In these conditions, data erasure shall not apply to the extent that processing is necessary:

  • for exercising the right of freedom of expression and information;
  • for compliance with a legal obligation which requires processing by Union or Member State law to which the controller is subject or for the performance of a task carried out in the public interest or in the exercise of official authority vested in the controller;
  • for reasons of public interest in the area of public health in accordance with points (h) and (i) of Article 9(2) as well as Article 9(3);
  • for archiving purposes in the public interest, scientific or historical research purposes or statistical purposes in accordance with Article 89(1) in so far as the right referred to in paragraph 1 is likely to render impossible or seriously impair the achievement of the objectives of that processing; or
  • for the establishment, exercise or defence of legal claims.
  1. Data Portability

Data portability is introduced by the GDPR. The right for a data subject to receive the personal data concerning them, which they have previously provided in a ‘commonly used and machine-readable format’ and have the right to transmit that data to another controller.

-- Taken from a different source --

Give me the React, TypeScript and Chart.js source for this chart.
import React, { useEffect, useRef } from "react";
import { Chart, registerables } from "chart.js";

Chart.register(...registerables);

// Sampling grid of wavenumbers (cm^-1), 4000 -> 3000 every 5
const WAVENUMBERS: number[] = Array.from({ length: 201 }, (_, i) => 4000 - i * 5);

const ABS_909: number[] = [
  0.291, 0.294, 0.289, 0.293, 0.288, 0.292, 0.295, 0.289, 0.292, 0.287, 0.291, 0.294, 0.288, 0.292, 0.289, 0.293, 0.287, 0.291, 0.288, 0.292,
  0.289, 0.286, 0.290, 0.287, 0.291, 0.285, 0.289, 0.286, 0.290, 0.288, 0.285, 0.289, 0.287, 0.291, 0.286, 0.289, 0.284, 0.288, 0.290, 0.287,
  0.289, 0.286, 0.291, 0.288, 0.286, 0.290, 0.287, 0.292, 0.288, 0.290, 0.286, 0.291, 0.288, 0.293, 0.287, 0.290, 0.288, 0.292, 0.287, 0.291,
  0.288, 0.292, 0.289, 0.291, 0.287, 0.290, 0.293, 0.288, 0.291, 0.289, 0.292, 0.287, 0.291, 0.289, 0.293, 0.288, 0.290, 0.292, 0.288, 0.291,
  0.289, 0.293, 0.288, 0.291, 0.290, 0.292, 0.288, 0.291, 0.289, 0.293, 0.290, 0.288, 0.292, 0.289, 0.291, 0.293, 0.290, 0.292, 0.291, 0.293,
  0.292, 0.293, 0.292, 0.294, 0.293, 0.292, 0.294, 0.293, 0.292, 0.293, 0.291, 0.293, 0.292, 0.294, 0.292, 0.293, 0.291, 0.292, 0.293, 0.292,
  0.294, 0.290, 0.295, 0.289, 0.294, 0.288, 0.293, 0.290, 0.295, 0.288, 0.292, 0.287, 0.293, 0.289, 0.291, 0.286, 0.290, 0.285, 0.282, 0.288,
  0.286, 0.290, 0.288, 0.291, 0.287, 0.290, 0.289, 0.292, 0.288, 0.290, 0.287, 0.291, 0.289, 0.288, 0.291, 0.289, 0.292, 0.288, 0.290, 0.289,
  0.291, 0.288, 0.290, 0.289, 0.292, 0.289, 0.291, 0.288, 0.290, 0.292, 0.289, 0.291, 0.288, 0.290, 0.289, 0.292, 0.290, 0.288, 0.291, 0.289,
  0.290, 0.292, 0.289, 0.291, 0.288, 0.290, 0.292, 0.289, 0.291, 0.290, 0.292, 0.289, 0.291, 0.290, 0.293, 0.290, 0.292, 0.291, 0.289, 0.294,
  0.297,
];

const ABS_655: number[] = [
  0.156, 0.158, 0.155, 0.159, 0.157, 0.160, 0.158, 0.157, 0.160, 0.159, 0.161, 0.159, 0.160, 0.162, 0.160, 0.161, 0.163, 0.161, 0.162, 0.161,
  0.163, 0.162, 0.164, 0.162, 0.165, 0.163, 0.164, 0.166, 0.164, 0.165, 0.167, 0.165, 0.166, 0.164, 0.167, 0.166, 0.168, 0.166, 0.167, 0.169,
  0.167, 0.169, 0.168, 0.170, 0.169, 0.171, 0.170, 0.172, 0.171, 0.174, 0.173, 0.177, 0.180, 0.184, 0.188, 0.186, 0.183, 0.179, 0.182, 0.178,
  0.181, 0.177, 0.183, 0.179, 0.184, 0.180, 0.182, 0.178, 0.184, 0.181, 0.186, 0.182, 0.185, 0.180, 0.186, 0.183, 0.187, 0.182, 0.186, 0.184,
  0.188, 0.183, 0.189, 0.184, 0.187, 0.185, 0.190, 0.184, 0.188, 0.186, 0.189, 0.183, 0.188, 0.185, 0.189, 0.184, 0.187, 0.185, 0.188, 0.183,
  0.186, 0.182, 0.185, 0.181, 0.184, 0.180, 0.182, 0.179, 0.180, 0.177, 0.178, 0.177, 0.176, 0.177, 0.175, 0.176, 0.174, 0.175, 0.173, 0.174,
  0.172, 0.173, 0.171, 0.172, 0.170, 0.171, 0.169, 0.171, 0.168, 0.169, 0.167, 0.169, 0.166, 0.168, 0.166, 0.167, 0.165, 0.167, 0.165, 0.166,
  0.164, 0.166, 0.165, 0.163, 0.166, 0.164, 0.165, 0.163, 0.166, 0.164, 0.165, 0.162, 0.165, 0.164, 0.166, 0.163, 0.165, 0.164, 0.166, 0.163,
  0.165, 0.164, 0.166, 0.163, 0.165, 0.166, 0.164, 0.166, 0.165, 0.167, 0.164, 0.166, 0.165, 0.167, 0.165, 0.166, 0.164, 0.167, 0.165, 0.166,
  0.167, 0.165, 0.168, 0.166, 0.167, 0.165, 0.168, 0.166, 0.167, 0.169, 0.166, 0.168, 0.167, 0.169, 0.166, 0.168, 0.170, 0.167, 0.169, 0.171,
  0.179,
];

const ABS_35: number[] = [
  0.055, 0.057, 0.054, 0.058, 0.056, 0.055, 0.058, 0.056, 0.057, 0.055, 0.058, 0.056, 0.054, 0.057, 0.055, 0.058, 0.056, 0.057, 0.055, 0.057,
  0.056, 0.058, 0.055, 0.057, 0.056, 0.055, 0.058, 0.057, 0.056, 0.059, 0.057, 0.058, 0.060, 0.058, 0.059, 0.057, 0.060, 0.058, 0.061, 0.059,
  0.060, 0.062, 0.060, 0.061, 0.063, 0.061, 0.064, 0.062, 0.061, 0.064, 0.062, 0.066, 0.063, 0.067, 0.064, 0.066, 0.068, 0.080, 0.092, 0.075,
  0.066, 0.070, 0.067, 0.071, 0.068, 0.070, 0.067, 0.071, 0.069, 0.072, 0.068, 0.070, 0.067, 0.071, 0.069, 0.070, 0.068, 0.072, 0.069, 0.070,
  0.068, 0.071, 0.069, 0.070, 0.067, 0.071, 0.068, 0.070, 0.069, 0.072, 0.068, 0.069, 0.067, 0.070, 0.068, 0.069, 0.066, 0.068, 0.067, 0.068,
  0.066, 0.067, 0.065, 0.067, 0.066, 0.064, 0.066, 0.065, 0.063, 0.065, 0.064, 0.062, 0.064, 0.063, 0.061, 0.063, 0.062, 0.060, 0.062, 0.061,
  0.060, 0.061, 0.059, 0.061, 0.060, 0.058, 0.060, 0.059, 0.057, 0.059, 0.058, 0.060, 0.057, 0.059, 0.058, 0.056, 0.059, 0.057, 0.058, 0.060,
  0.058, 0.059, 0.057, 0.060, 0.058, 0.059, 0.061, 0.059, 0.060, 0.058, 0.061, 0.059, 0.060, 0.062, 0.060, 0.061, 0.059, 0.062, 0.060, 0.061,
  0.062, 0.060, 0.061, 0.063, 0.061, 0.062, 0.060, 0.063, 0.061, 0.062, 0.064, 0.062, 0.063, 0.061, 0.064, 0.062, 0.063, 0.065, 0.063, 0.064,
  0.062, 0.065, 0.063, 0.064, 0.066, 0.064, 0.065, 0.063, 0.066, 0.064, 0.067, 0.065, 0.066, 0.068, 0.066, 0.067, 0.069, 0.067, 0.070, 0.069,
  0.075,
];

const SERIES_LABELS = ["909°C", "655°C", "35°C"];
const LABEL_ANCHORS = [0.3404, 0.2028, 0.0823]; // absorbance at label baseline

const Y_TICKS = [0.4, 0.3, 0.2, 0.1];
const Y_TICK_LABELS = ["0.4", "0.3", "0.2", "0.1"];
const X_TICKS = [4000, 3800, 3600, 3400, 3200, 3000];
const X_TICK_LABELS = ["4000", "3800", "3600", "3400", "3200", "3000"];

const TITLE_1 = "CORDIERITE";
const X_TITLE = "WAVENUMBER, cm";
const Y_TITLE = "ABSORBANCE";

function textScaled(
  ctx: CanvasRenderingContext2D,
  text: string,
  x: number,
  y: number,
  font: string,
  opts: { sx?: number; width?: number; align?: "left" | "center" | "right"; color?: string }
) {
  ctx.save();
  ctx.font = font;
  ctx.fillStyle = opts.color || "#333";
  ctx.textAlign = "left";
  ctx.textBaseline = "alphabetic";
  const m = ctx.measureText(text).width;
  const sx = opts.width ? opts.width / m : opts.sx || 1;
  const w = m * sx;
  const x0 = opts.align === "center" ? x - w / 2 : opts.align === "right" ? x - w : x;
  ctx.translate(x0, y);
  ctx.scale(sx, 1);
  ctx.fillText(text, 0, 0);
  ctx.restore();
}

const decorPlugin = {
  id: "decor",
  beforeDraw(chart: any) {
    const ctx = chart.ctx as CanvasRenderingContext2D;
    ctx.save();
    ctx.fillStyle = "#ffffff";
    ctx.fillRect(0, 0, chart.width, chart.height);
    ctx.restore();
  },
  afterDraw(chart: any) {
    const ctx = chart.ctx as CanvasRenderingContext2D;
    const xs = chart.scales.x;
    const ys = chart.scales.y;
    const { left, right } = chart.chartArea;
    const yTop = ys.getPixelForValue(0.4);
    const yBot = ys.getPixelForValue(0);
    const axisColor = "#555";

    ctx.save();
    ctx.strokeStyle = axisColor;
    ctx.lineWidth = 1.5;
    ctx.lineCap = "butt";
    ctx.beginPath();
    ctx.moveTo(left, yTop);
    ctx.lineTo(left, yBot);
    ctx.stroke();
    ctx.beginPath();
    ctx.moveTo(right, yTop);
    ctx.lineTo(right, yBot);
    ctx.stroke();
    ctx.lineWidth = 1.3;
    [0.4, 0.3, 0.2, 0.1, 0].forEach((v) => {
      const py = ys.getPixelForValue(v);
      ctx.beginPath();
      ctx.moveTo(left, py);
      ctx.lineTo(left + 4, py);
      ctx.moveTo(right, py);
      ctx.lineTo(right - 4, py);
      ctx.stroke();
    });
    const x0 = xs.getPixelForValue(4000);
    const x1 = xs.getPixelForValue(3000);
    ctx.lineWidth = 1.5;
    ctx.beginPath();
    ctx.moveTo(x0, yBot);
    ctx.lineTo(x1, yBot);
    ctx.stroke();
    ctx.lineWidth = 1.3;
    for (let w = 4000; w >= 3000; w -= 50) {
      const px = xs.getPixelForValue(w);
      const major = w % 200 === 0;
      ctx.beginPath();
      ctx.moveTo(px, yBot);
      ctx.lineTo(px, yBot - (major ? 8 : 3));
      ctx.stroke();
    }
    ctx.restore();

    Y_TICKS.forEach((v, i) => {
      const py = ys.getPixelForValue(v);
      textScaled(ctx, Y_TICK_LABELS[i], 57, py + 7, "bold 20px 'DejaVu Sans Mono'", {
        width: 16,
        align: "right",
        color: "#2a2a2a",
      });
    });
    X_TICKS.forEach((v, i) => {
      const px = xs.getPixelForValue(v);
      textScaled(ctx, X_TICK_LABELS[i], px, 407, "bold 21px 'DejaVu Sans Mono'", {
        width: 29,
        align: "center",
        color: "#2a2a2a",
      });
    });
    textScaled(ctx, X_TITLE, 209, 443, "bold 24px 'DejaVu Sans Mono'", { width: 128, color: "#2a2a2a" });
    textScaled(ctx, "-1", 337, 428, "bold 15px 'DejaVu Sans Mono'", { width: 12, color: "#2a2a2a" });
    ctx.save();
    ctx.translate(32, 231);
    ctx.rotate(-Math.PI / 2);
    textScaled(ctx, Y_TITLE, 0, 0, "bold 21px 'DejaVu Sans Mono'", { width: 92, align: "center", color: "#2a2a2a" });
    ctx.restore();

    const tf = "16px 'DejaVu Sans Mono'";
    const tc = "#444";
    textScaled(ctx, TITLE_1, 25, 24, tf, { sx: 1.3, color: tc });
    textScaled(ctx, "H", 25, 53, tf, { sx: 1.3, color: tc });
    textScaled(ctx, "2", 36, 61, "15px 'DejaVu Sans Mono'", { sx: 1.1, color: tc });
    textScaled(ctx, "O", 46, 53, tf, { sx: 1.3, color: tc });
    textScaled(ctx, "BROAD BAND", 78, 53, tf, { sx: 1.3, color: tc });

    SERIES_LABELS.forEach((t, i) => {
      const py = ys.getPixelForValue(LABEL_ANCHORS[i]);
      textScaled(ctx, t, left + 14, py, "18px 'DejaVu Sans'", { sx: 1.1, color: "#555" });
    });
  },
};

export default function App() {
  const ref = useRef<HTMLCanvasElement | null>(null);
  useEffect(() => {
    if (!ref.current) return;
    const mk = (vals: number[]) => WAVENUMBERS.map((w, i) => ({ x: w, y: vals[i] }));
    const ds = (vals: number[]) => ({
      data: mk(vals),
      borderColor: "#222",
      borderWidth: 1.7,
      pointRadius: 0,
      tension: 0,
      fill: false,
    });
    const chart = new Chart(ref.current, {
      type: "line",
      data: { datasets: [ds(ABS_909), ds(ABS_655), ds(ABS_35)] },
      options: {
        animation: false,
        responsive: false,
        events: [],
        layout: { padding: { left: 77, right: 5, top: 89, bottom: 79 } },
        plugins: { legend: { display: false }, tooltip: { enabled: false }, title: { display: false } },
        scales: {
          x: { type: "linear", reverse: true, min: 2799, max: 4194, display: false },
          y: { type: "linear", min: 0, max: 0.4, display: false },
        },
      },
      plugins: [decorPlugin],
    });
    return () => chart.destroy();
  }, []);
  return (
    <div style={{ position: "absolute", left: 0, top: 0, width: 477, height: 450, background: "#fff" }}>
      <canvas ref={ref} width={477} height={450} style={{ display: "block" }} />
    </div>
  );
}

It is a totally new clause, that comes with GDPR.

  1. Privacy By Design

It is not a new concept coming with GDPR. However, GDPR regulates it as:

‘’ the controller shall, both at the time of the determination of the means for processing and at the time of the processing itself, implement appropriate technical and organisational measures, such as pseudonymisation, which are designed to implement data-protection principles, such as data minimisation, in an effective manner and to integrate the necessary safeguards into the processing in order to meet the requirements of this Regulation and protect the rights of data subjects.’’

Settlement of the data should be done carefully and implement appropriate technical and organizational measures and procedures from the outset to ensure that processing complies with GDPR and protects the rights of the data subjects.

  1. Data Protection Officers

Under the Data Protection Directive 95/46/EC, controllers are required to notify their data processing activities with local DPAs, which, for multinationals, is a very bureaucratic way with most Member States having different notification requirements. GDPR solve these bureaucratic processes. GDPR shall bring internal recordkeeping requirements.